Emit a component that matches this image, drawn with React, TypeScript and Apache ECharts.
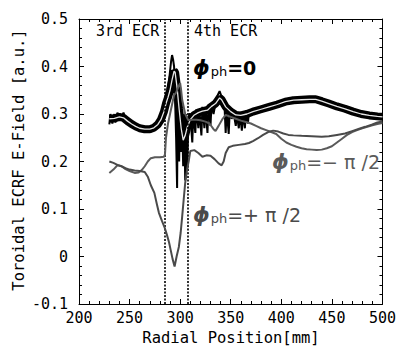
import React, { useEffect, useRef } from "react";
import * as echarts from "echarts";

// Radial position [mm] vs toroidal ECRF E-field [a.u.]
const phi0Center: number[][] = [
  [230, 0.29], [235, 0.291], [240, 0.294], [244, 0.292], [248, 0.285], [252, 0.279], [256, 0.274],
  [260, 0.27], [265, 0.268], [270, 0.268], [274, 0.271], [278, 0.278], [281, 0.288], [284, 0.305],
  [286, 0.322], [288, 0.335], [290, 0.35], [292, 0.372], [294, 0.39], [295, 0.388], [297, 0.355],
  [299, 0.31], [301, 0.27], [303, 0.245], [305, 0.255], [307, 0.272], [310, 0.288], [314, 0.298],
  [318, 0.303], [322, 0.306], [327, 0.308], [331, 0.316], [335, 0.322], [339, 0.334], [341, 0.33],
  [345, 0.315], [350, 0.305], [355, 0.298], [360, 0.297], [366, 0.3], [372, 0.305], [380, 0.31],
  [388, 0.315], [396, 0.32], [404, 0.326], [412, 0.329], [420, 0.33], [428, 0.331], [434, 0.331],
  [440, 0.327], [447, 0.322], [455, 0.316], [463, 0.311], [471, 0.305], [479, 0.3], [487, 0.297],
  [495, 0.295], [500, 0.294],
];

const phi0NoiseLeft: number[][] = [
  [230, 0.278], [231, 0.3], [233, 0.28], [235, 0.3], [236, 0.282], [238, 0.303], [241, 0.287],
  [244, 0.303], [247, 0.283],
];

const phi0NoiseMid: number[][] = [
  [283, 0.31], [285, 0.33], [287, 0.345], [289, 0.37], [290, 0.39], [291, 0.41], [292, 0.424],
  [293, 0.415], [294, 0.4], [295, 0.33], [296, 0.25], [297, 0.144], [297.5, 0.3], [298, 0.36],
  [299, 0.2], [300, 0.32], [301, 0.22], [302, 0.28], [303, 0.19], [304, 0.3], [305, 0.16],
  [306, 0.3], [307, 0.18], [308, 0.28], [309, 0.3], [310, 0.3], [312, 0.24], [313, 0.3],
  [315, 0.26], [316, 0.31], [318, 0.27], [319, 0.31], [321, 0.255], [322, 0.315], [324, 0.27],
  [325, 0.315], [327, 0.26], [328, 0.32], [330, 0.275], [331, 0.32], [333, 0.3], [336, 0.335],
  [339, 0.348], [342, 0.33], [344, 0.31], [345, 0.26], [346, 0.31], [348, 0.258], [349, 0.305],
  [351, 0.29], [353, 0.3], [355, 0.275], [356, 0.3], [358, 0.27], [359, 0.3], [361, 0.265],
  [362, 0.3], [364, 0.27], [365, 0.302], [367, 0.28], [368, 0.305], [372, 0.31],
];

const phiMinus: number[][] = [
  [230, 0.176], [234, 0.183], [238, 0.192], [242, 0.19], [246, 0.184], [250, 0.18], [255, 0.176],
  [259, 0.177], [262, 0.182], [265, 0.19], [268, 0.2], [271, 0.207], [275, 0.209], [280, 0.209],
  [284, 0.21], [285, 0.215], [286, 0.25], [288, 0.28], [290, 0.3], [292, 0.32], [294, 0.34],
  [296, 0.345], [298, 0.356], [300, 0.365], [301, 0.35], [302, 0.33], [303, 0.32], [305, 0.3],
  [308, 0.287], [312, 0.288], [316, 0.288], [320, 0.287], [325, 0.284], [329, 0.28], [333, 0.268],
  [335, 0.264], [338, 0.275], [342, 0.29], [345, 0.298], [350, 0.294], [355, 0.29], [360, 0.286],
  [365, 0.283], [370, 0.28], [375, 0.275], [380, 0.27], [385, 0.266], [390, 0.262], [395, 0.258],
  [400, 0.248], [405, 0.24], [410, 0.235], [415, 0.231], [420, 0.228], [425, 0.226], [430, 0.225],
  [435, 0.224], [440, 0.225], [445, 0.228], [450, 0.232], [455, 0.24], [460, 0.248], [465, 0.256],
  [470, 0.262], [475, 0.266], [480, 0.27], [485, 0.273], [490, 0.276], [495, 0.279], [500, 0.281],
];

const phiPlus: number[][] = [
  [230, 0.2], [234, 0.197], [238, 0.193], [242, 0.19], [246, 0.186], [250, 0.183], [255, 0.181],
  [260, 0.18], [265, 0.178], [268, 0.168], [271, 0.15], [274.5, 0.134], [277, 0.11], [279, 0.092],
  [282, 0.075], [284.8, 0.06], [287, 0.045], [289, 0.03], [290.6, 0.014], [292.5, -0.005],
  [294.5, -0.021], [296.5, 0.0], [298.7, 0.02], [300.5, 0.05], [302, 0.084], [303.5, 0.12],
  [305, 0.155], [307, 0.185], [308.4, 0.2], [310, 0.222], [314, 0.224], [318, 0.218], [322, 0.21],
  [326, 0.213], [330, 0.212], [334, 0.205], [338, 0.196], [341, 0.192], [343, 0.2], [345, 0.218],
  [348, 0.23], [352, 0.233], [358, 0.235], [364, 0.237], [368, 0.239], [372, 0.243], [377, 0.249],
  [382, 0.256], [387, 0.262], [392, 0.265], [397, 0.263], [402, 0.259], [407, 0.256], [412, 0.255],
  [420, 0.254], [430, 0.253], [440, 0.252], [447, 0.253], [455, 0.256], [463, 0.259], [470, 0.264],
  [477, 0.269], [483, 0.273], [490, 0.278], [495, 0.282], [500, 0.284],
];

const ecrLines = [285, 308];
const ecrLabels = ["3rd ECR", "4th ECR"];

const MONO = "'DejaVu Sans Mono', monospace";

export default function App() {
  const ref = useRef<HTMLDivElement>(null);
  useEffect(() => {
    if (!ref.current) return;
    const chart = echarts.init(ref.current, null, { renderer: "svg" });
    const axisCommon = {
      axisLine: { show: true, onZero: false, lineStyle: { color: "#000", width: 1 } },
      axisTick: { show: true, inside: true, length: 5, lineStyle: { color: "#000" } },
      minorTick: { show: true, splitNumber: 5, length: 3, lineStyle: { color: "#000" } },
      splitLine: { show: false },
      minorSplitLine: { show: false },
    };
    const xCommon = { type: "value", min: 200, max: 500, interval: 50, ...axisCommon };
    const yCommon = { type: "value", min: -0.1, max: 0.5, interval: 0.1, ...axisCommon };
    const gray = "#5a5a5a";
    const richPhi = (color: string, rest: string, bold: boolean) => ({
      text: `{p|ϕ}{s|ph}{r|${rest}}`,
      rich: {
        p: { fontFamily: "DejaVu Sans", fontSize: 21, fontWeight: "bold", fontStyle: "italic", fill: color },
        s: { fontFamily: "DejaVu Sans", fontSize: 13, fill: color, padding: [6, 0, 0, 1] },
        r: { fontFamily: "DejaVu Sans", fontSize: 19, fontWeight: bold ? "bold" : "normal", fill: color },
      },
    });
    const line = (name: string, data: number[][], color: string, width: number, z: number) => ({
      type: "line",
      name,
      data,
      showSymbol: false,
      lineStyle: { color, width },
      z,
    });
    chart.setOption({
      animation: false,
      grid: { left: 79, right: 11, top: 19, bottom: 45 },
      xAxis: [
        {
          ...xCommon,
          position: "bottom",
          axisLabel: { color: "#000", fontFamily: MONO, fontSize: 15, margin: 6 },
        },
        { ...xCommon, position: "top", axisLabel: { show: false } },
      ],
      yAxis: [
        {
          ...yCommon,
          position: "left",
          axisLabel: {
            color: "#000",
            fontFamily: MONO,
            fontSize: 15,
            margin: 11,
            formatter: (v: number) => (Math.abs(v) < 1e-9 ? "0" : v.toFixed(1)),
          },
        },
        { ...yCommon, position: "right", axisLabel: { show: false } },
      ],
      series: [
        line("noise left", phi0NoiseLeft, "#000", 2, 2),
        line("noise mid", phi0NoiseMid, "#000", 2, 2),
        {
          ...line("phi0 band", phi0Center, "#000", 8, 3),
          markLine: {
            silent: true,
            symbol: ["none", "none"],
            label: { show: false },
            lineStyle: { color: "#000", type: [2, 1.5], width: 1.6 },
            data: ecrLines.map((x) => ({ xAxis: x })),
          },
        },
        line("phi0", phi0Center, "#e6e6e6", 1.3, 4),
        line("phi -pi/2", phiMinus, gray, 2, 5),
        line("phi +pi/2", phiPlus, "#4a4a4a", 2, 5),
      ],
      graphic: [
        {
          type: "text",
          x: 96,
          y: 31,
          style: { text: ecrLabels[0], font: `15px ${MONO}`, fill: "#000", verticalAlign: "middle" },
        },
        {
          type: "text",
          x: 194,
          y: 31,
          style: { text: ecrLabels[1], font: `15px ${MONO}`, fill: "#000", verticalAlign: "middle" },
        },
        {
          type: "text",
          x: 193,
          y: 68,
          style: { ...richPhi("#000", "=0", true), verticalAlign: "middle" },
        },
        {
          type: "text",
          x: 272,
          y: 162,
          style: { ...richPhi(gray, "=− π /2", false), verticalAlign: "middle" },
        },
        {
          type: "text",
          x: 193,
          y: 215,
          style: { ...richPhi("#4a4a4a", "=+ π /2", false), verticalAlign: "middle" },
        },
        {
          type: "text",
          x: 231,
          y: 338,
          style: { text: "Radial Position[mm]", font: `15.5px ${MONO}`, fill: "#000", align: "center", verticalAlign: "middle" },
        },
        {
          type: "text",
          x: 19,
          y: 160,
          rotation: Math.PI / 2,
          style: { text: "Toroidal ECRF E-Field [a.u.]", font: `15.5px ${MONO}`, fill: "#000", align: "center", verticalAlign: "middle" },
        },
      ],
    });
    return () => chart.dispose();
  }, []);
  return (
    <div
      ref={ref}
      style={{ position: "fixed", left: 0, top: 0, width: 399, height: 349, background: "#fff" }}
    />
  );
}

Your instructions: Extract the lines exactly, please: the first line of the listing, the line with "import * as", and every line between them, but no pictures.

Answer in full:
Emit a component that matches this image, drawn with React, TypeScript and Apache ECharts.
import React, { useEffect, useRef } from "react";
import * as echarts from "echarts";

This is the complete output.